MC Defiance & Last Defiance

A Minecraft Server Project

My First Big Project (2011)

This is by far the oldest project on my site. The Last Defiance was a community funded Minecraft server that I launched in early 2011 during my last few years of high school. We quickly abandoned the original version of the game (Vanilla) and moved over to a new Java API Spout which was also compatible with the Bukkit plugin platform. At this time there were about 10 well known Spout servers and probably 50,000-100,000 (rough estimate) total players on this platform across all Spout servers.


You are probably wondering why I am telling you a story about Minecraft on my professional portfolio. This project was my first introduction to software development, marketing, user studies, applied statistics, web design, and monetization strategies. It was my first real entrepreneurial experience. While other students were talking about these concepts in high school in economy and psychology I took a risk and actually applied them. I enjoyed this project. I enjoyed doing a bit of everything and having real world consequences, good and bad, for my decisions.

How It Worked:


When we first started we were at the bottom of the “Most Popular” servers list. Put simply, your monthly players are added up and the servers are ranked accordingly. First we launched an aggressive campaign to move players from the Vanilla version of the game to our version. We had a heavily modified version of the game that added guns and grenades, and eventually airplanes into the game.
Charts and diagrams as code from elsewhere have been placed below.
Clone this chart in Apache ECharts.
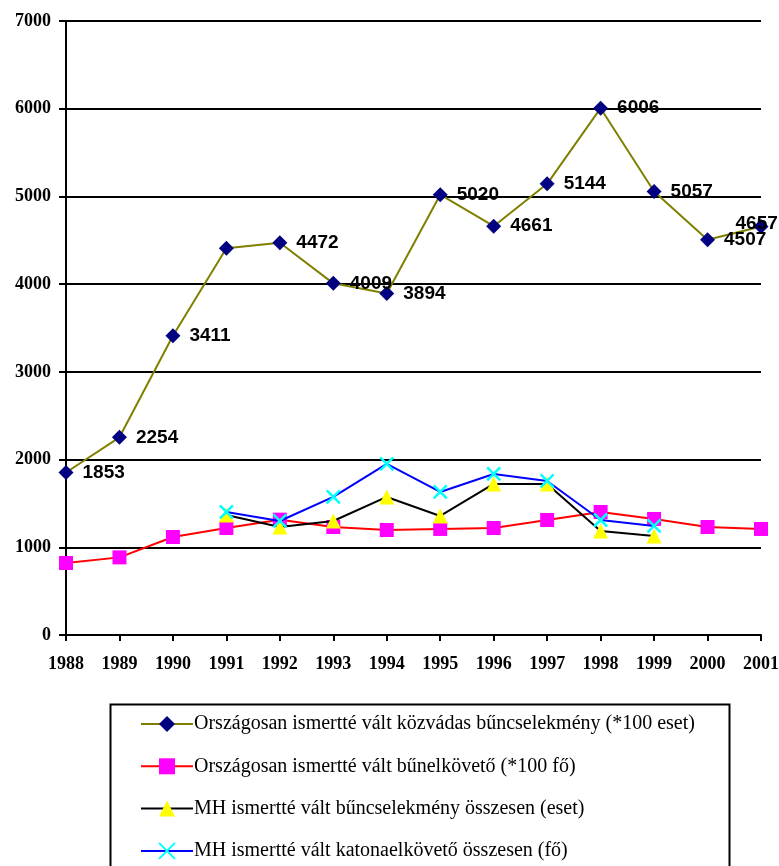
<!DOCTYPE html>
<html lang="hu">
<head>
    <meta charset="UTF-8">
    <title>Bűncselekmények 1988-2001</title>
    <style>
        body { margin: 0; background: #fff; }
        #container { width: 779px; height: 866px; }
    </style>
    <script src="https://cdn.jsdelivr.net/npm/echarts@6/dist/echarts.min.js"></script>
</head>
<body>
    <div id="container"></div>
    <script>
        // évek
        var years = ['1988', '1989', '1990', '1991', '1992', '1993', '1994', '1995', '1996', '1997', '1998', '1999', '2000', '2001'];
        // országos közvádas bűncselekmény (*100 eset)
        var orszBuncs = [1853, 2254, 3411, 4410, 4472, 4009, 3894, 5020, 4661, 5144, 6006, 5057, 4507, 4657];
        // országos bűnelkövető (*100 fő)
        var orszElkov = [821, 885, 1117, 1220, 1315, 1231, 1197, 1209, 1220, 1311, 1402, 1323, 1231, 1209];
        // MH bűncselekmény (eset)
        var mhBuncs = [null, null, null, 1368, 1231, 1300, 1574, 1357, 1722, 1722, 1186, 1129, null, null];
        // MH katonaelkövető (fő)
        var mhKatona = [null, null, null, 1403, 1300, 1574, 1950, 1631, 1836, 1756, 1311, 1243, null, null];

        var names = [
            'Országosan ismertté vált közvádas bűncselekmény (*100 eset)',
            'Országosan ismertté vált bűnelkövető (*100 fő)',
            'MH ismertté vált bűncselekmény összesen (eset)',
            'MH ismertté vált katonaelkövető összesen (fő)'
        ];

        var chart = echarts.init(document.getElementById('container'));
        var serif = '"Liberation Serif", "Times New Roman", serif';

        // a felső sorozat címkéi: 1991 nincs feliratozva, 2001 balra tolva
        var topData = orszBuncs.map(function (v, i) {
            if (i === 3) return { value: v, label: { show: false } };
            if (i === 13) return { value: v, label: { offset: [-42, -3] } };
            return v;
        });

        var option = {
            backgroundColor: '#fff',
            animation: false,
            grid: { left: 66, right: 18, top: 21, bottom: 231, outerBoundsMode: 'none' },
            graphic: [{
                type: 'rect',
                left: 108,
                top: 702,
                shape: { width: 619, height: 200 },
                style: { fill: 'none', stroke: '#000', lineWidth: 2 },
                silent: true
            }],
            legend: {
                orient: 'vertical',
                left: 140,
                top: 714,
                padding: 0,
                itemGap: 22.3,
                itemWidth: 52,
                itemHeight: 20,
                textStyle: { fontFamily: serif, fontSize: 20, color: '#000', padding: [0, 0, 0, -4] },
                data: names
            },
            xAxis: {
                type: 'category',
                data: years,
                boundaryGap: false,
                axisLine: { lineStyle: { color: '#000', width: 2 } },
                axisTick: { length: 6, lineStyle: { color: '#000', width: 2 } },
                axisLabel: { color: '#000', fontFamily: serif, fontWeight: 'bold', fontSize: 18, margin: 20 }
            },
            yAxis: {
                type: 'value',
                min: 0,
                max: 7000,
                interval: 1000,
                axisLine: { show: true, lineStyle: { color: '#000', width: 2 } },
                axisTick: { show: true, length: 7, lineStyle: { color: '#000', width: 2 } },
                splitLine: { lineStyle: { color: '#000', width: 2 } },
                axisLabel: {
                    color: '#000', fontFamily: serif, fontWeight: 'bold', fontSize: 18, margin: 15,
                    formatter: function (v) { return String(v); }
                }
            },
            series: [
                {
                    name: names[0],
                    type: 'line',
                    data: topData,
                    symbol: 'diamond',
                    symbolSize: 15,
                    itemStyle: { color: '#000080' },
                    lineStyle: { color: '#808000', width: 2 },
                    label: {
                        show: true,
                        position: 'right',
                        distance: 9,
                        color: '#000',
                        fontFamily: '"Liberation Sans", Arial, sans-serif',
                        fontWeight: 'bold',
                        fontSize: 19
                    },
                    z: 4
                },
                {
                    name: names[1],
                    type: 'line',
                    data: orszElkov,
                    symbol: 'rect',
                    symbolSize: 14,
                    itemStyle: { color: '#ff00ff' },
                    lineStyle: { color: '#ff0000', width: 2 },
                    z: 3
                },
                {
                    name: names[2],
                    type: 'line',
                    data: mhBuncs,
                    symbol: 'triangle',
                    symbolSize: 15,
                    itemStyle: { color: '#ffff00' },
                    lineStyle: { color: '#000', width: 2 },
                    z: 5
                },
                {
                    name: names[3],
                    type: 'line',
                    data: mhKatona,
                    symbol: 'path://M0,0L10,10M10,0L0,10',
                    symbolSize: 13,
                    itemStyle: { color: '#00ffff', borderColor: '#00ffff', borderWidth: 2.5 },
                    lineStyle: { color: '#0000ff', width: 2 },
                    z: 6
                }
            ]
        };

        chart.setOption(option);
    </script>
</body>
</html>
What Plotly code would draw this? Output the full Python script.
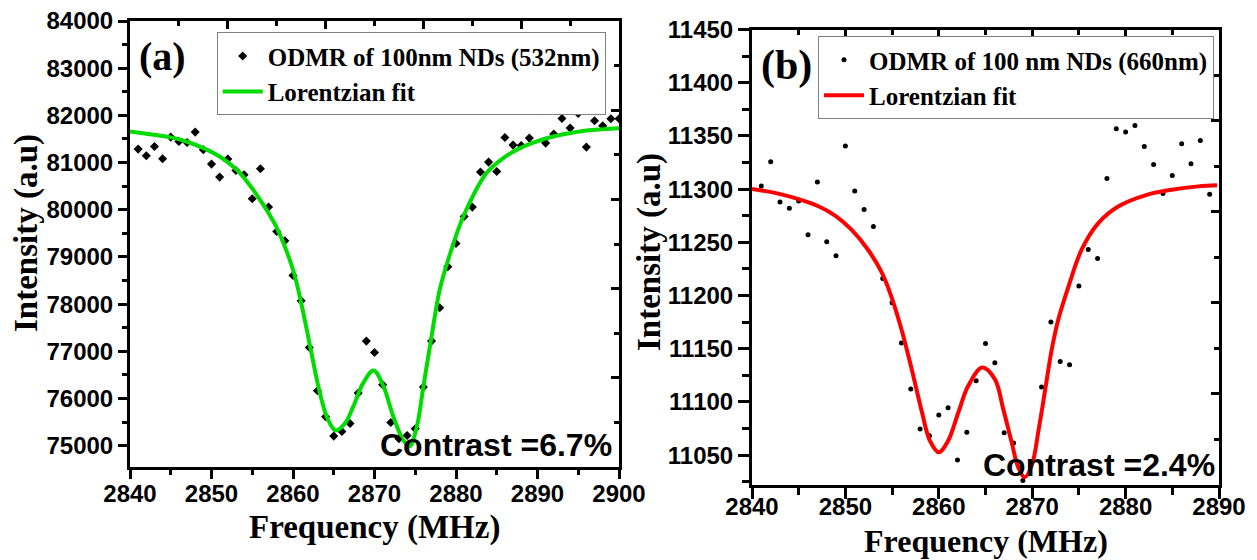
import plotly.graph_objects as go

W, H = 1257, 560

# ---------------- panel (a): 532 nm excitation ----------------
freq_a = list(range(2841, 2901))
odmr_a = [
    81286, 81144, 81341, 81080, 81540, 81447, 81426, 81646, 81271, 80968,
    80693, 81074, 80833, 80742, 80233, 80869, 80057, 79540, 79343, 78608,
    78072, 77083, 76165, 75614, 75205, 75303, 75472, 76116, 77218, 76977,
    76292, 75494, 75150, 75218, 75360, 76243, 77218, 77924, 78792, 79286,
    79858, 80057, 80799, 81010, 80811, 81532, 81371, 81362, 81519, 82097,
    81413, 81604, 81934, 81731, 82040, 81328, 81886, 81780, 81928, 81928,
]
fit_freq_a = [
    2840.0, 2842.9, 2845.0, 2846.9, 2849.0, 2851.0, 2853.1, 2854.7, 2856.0,
    2858.0, 2860.0, 2861.1, 2862.1, 2863.3, 2864.3, 2865.25, 2866.4, 2867.4,
    2868.6, 2869.9, 2871.1, 2872.3, 2873.5, 2874.3, 2875.2, 2876.0, 2877.0,
    2878.0, 2879.3, 2880.9, 2883.75, 2885.8, 2887.85, 2889.9, 2891.9, 2894.0,
    2896.0, 2898.1, 2900.0,
]
fit_a = [
    81659, 81589, 81535, 81447, 81307, 81130, 80847, 80520, 80200,
    79620, 78729, 77951, 77104, 76116, 75551, 75324, 75481, 75833,
    76328, 76596, 76257, 75621, 75127, 74986, 75409, 76257, 77316,
    78305, 79083, 79858, 80778, 81095, 81307, 81447, 81553, 81625,
    81680, 81709, 81730,
]

# ---------------- panel (b): 660 nm excitation ----------------
freq_b = [
    2841, 2842, 2843, 2844, 2845, 2846, 2847, 2848, 2849, 2850,
    2851, 2852, 2853, 2854, 2855, 2856, 2857, 2858, 2859, 2860,
    2861, 2862, 2863, 2864, 2865, 2866, 2867, 2868, 2869, 2871,
    2872, 2873, 2874, 2875, 2876, 2877, 2878, 2879, 2880, 2881,
    2882, 2883, 2884, 2885, 2886, 2887, 2888, 2889,
]
odmr_b = [
    11303.0, 11325.8, 11288.0, 11282.0, 11288.9, 11257.1, 11306.7, 11250.5, 11237.4, 11340.5,
    11298.3, 11280.8, 11264.9, 11216.1, 11193.3, 11155.5, 11112.1, 11074.6, 11068.3, 11087.7,
    11094.6, 11045.6, 11071.5, 11119.9, 11154.9, 11136.9, 11071.1, 11061.5, 11026.2, 11114.2,
    11175.2, 11138.0, 11134.9, 11208.9, 11243.3, 11234.9, 11310.1, 11356.7, 11353.6, 11359.8,
    11340.1, 11323.2, 11295.8, 11312.7, 11342.6, 11323.9, 11345.7, 11295.1,
]
fit_freq_b = [
    2840.0, 2842.8, 2844.9, 2847.1, 2848.9, 2850.65, 2852.4, 2853.9, 2854.9,
    2856.0, 2857.1, 2858.2, 2859.05, 2860.0, 2861.0, 2862.1, 2863.15, 2864.65,
    2866.0, 2866.9, 2867.8, 2868.5, 2869.2, 2869.95, 2870.7, 2871.4, 2872.1,
    2872.8, 2873.9, 2875.3, 2877.1, 2879.25, 2882.1, 2884.95, 2887.8, 2889.8,
]
fit_b = [
    11300.2, 11295.8, 11290.8, 11283.9, 11275.2, 11262.0, 11243.3, 11221.5, 11199.5,
    11168.3, 11130.8, 11090.3, 11063.6, 11052.8, 11063.6, 11090.3, 11115.2, 11132.4,
    11121.5, 11093.3, 11062.1, 11038.7, 11029.3, 11040.2, 11074.6, 11112.1, 11149.6,
    11177.7, 11208.9, 11243.3, 11268.3, 11283.9, 11294.2, 11299.5, 11302.6, 11303.6,
]

# ---------------- styling ----------------
SANS = "Liberation Sans"
SERIF = "Liberation Serif"
GREEN = "#00DC00"
RED = "#FF0000"

# plot-area pixel boxes (left, right, top, bottom)
box_a = (130, 619, 21, 467)
box_b = (752, 1219, 29.5, 485)


def xdom(b):
    return [b[0] / W, b[1] / W]


def ydom(b):
    return [(H - b[3]) / H, (H - b[2]) / H]


tick_font = dict(family=SANS, size=24, color="black", weight="bold")
title_font = dict(family=SERIF, size=33, color="black", weight="bold")
title_font_b = dict(family=SERIF, size=32, color="black", weight="bold")


def main_axis(domain, rng, dtick, tick0, minor_dtick, ticklen, minor_len,
              anchor, label_shift=0, fmt=None):
    ax = dict(
        domain=domain, range=rng, anchor=anchor, automargin=False,
        showline=True, linecolor="black", linewidth=3, mirror=False,
        ticks="outside", ticklen=ticklen, tickwidth=3, tickcolor="black",
        dtick=dtick, tick0=tick0,
        minor=dict(dtick=minor_dtick, tick0=tick0, ticks="outside",
                   ticklen=minor_len, tickwidth=3, tickcolor="black", showgrid=False),
        showgrid=False, zeroline=False,
        tickfont=tick_font, ticklabelstandoff=label_shift,
    )
    if fmt:
        ax["tickformat"] = fmt
    return ax


def frame_axis(side, overlay, anchor):
    # top / right frame with ten inward divisions
    return dict(
        overlaying=overlay, anchor=anchor, side=side, range=[0, 10],
        automargin=False,
        showline=True, linecolor="black", linewidth=3,
        ticks="inside", ticklen=8, tickwidth=3, tickcolor="black",
        dtick=2, tick0=0,
        minor=dict(dtick=1, tick0=0, ticks="inside", ticklen=5, tickwidth=3,
                   tickcolor="black", showgrid=False),
        showticklabels=False, showgrid=False, zeroline=False,
    )


fig = go.Figure()

# panel (a)
fig.add_trace(go.Scatter(
    x=freq_a, y=odmr_a, mode="markers", name="ODMR of 100nm NDs (532nm)",
    marker=dict(symbol="diamond", size=7, color="black"),
    xaxis="x", yaxis="y", legend="legend",
))
fig.add_trace(go.Scatter(
    x=fit_freq_a, y=fit_a, mode="lines", name="Lorentzian fit",
    line=dict(color=GREEN, width=4, shape="spline", smoothing=1.0),
    xaxis="x", yaxis="y", legend="legend",
))

# panel (b)
fig.add_trace(go.Scatter(
    x=freq_b, y=odmr_b, mode="markers", name="ODMR of 100 nm NDs (660nm)",
    marker=dict(symbol="circle", size=5, color="black"),
    xaxis="x2", yaxis="y2", legend="legend2",
))
fig.add_trace(go.Scatter(
    x=fit_freq_b, y=fit_b, mode="lines", name="Lorentzian fit",
    line=dict(color=RED, width=4, shape="spline", smoothing=1.0),
    xaxis="x2", yaxis="y2", legend="legend2",
))

# frame axes need a trace on them to be drawn
for xa, ya in (("x3", "y3"), ("x4", "y4")):
    fig.add_trace(go.Scatter(x=[None], y=[None], xaxis=xa, yaxis=ya,
                             showlegend=False, hoverinfo="skip"))

legend_common = dict(
    xanchor="left", yanchor="top",
    bgcolor="white", bordercolor="#808080", borderwidth=1,
    font=dict(family=SERIF, size=25, color="black", weight="bold"),
    tracegroupgap=0, itemwidth=40,
)


def label(text, x, y, font, angle=0, xanchor="center"):
    return dict(text=text, x=x / W, y=1 - y / H, xref="paper", yref="paper",
                showarrow=False, xanchor=xanchor, yanchor="middle",
                textangle=angle, font=font)


fig.update_layout(
    width=W, height=H, autosize=False,
    margin=dict(l=0, r=0, t=0, b=0, pad=0),
    paper_bgcolor="white", plot_bgcolor="white",
    xaxis=main_axis(xdom(box_a), [2840, 2900], 10, 2840, 5, 9, 5, "y", label_shift=-6),
    yaxis=main_axis(ydom(box_a), [74550, 84000], 1000, 75000, 500, 9, 5, "x", fmt="d"),
    xaxis2=main_axis(xdom(box_b), [2840, 2890], 10, 2840, 5, 11, 7, "y2", label_shift=-13),
    yaxis2=main_axis(ydom(box_b), [11022, 11450], 50, 11050, 25, 11, 7, "x2", fmt="d"),
    xaxis3=frame_axis("top", "x", "y3"),
    yaxis3=frame_axis("right", "y", "x3"),
    xaxis4=frame_axis("top", "x2", "y4"),
    yaxis4=frame_axis("right", "y2", "x4"),
    legend=dict(x=216.7 / W, y=1 - 32.3 / H, **legend_common),
    legend2=dict(x=818 / W, y=1 - 36 / H, **legend_common),
    annotations=[
        # axis titles
        label("Frequency (MHz)", 374.5, 527, title_font),
        label("Frequency (MHz)", 985.5, 541, title_font_b),
        label("Intensity (a.u)", 26, 233, title_font, angle=-90),
        label("Intensity (a.u)", 650, 252, title_font, angle=-90),
        # panel tags
        label("(a)", 162, 57, dict(family=SERIF, size=40, color="black", weight="bold")),
        label("(b)", 786, 65, dict(family=SERIF, size=42, color="black", weight="bold")),
        # contrast values
        label("Contrast =6.7%", 614, 444.5,
              dict(family=SANS, size=32, color="black", weight="bold"), xanchor="right"),
        label("Contrast =2.4%", 1217, 465,
              dict(family=SANS, size=32, color="black", weight="bold"), xanchor="right"),
    ],
)

fig.write_html("out.html", config={"displayModeBar": False})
We invested all of the donations back into advertising and climbed our way to the top of the “Most Popular” list. And we held this position for about a year.


We had more plugins and additional content then many of the other server. We wrote a backend script that allowed us to generate additional in game items with very little effort. While other servers had 100 items we had thousands. We also had two volunteer software developers that created unique content for our version of the game.


We then monetized the game and created a tier system with our items, players could donate to the server and unlock new items. This strategy is now known as pay-to-win and also micro transactions. It worked, for a while until the game industry started debating the ethics of pay-to-win. And I typically agree with the player consensus: there is a better way. Yet many leaders in the industry still use this strategy.



For the duration of the year we documented many bugs for the Spout community and also helped other server owners fix problems we had already detected. At the same time another platform Forge was competing with Spout. Spout eventually lost this war due to a DMCA take down of the Bukkit project and we sold our server during the decline. Unfortunately, one of Bukkit contributors was bought out or just decided to retract all of his work to the open source project.

  • 1). 80%
  • 2). 50%
  • 3). 75%
  • 4). 60%

Over 20,000 Players!

We received over $1000 worth of donations and spent all of it on server hosting and advertising. More impressively over 20,000 player logged on to our server over the course of the year. Essentially, I used $1000 to conduct a social experiment to compare various monetization strategies, and advertising methods. A long the way I gained experience working with java, developing websites with web stores, and configuring high performance servers.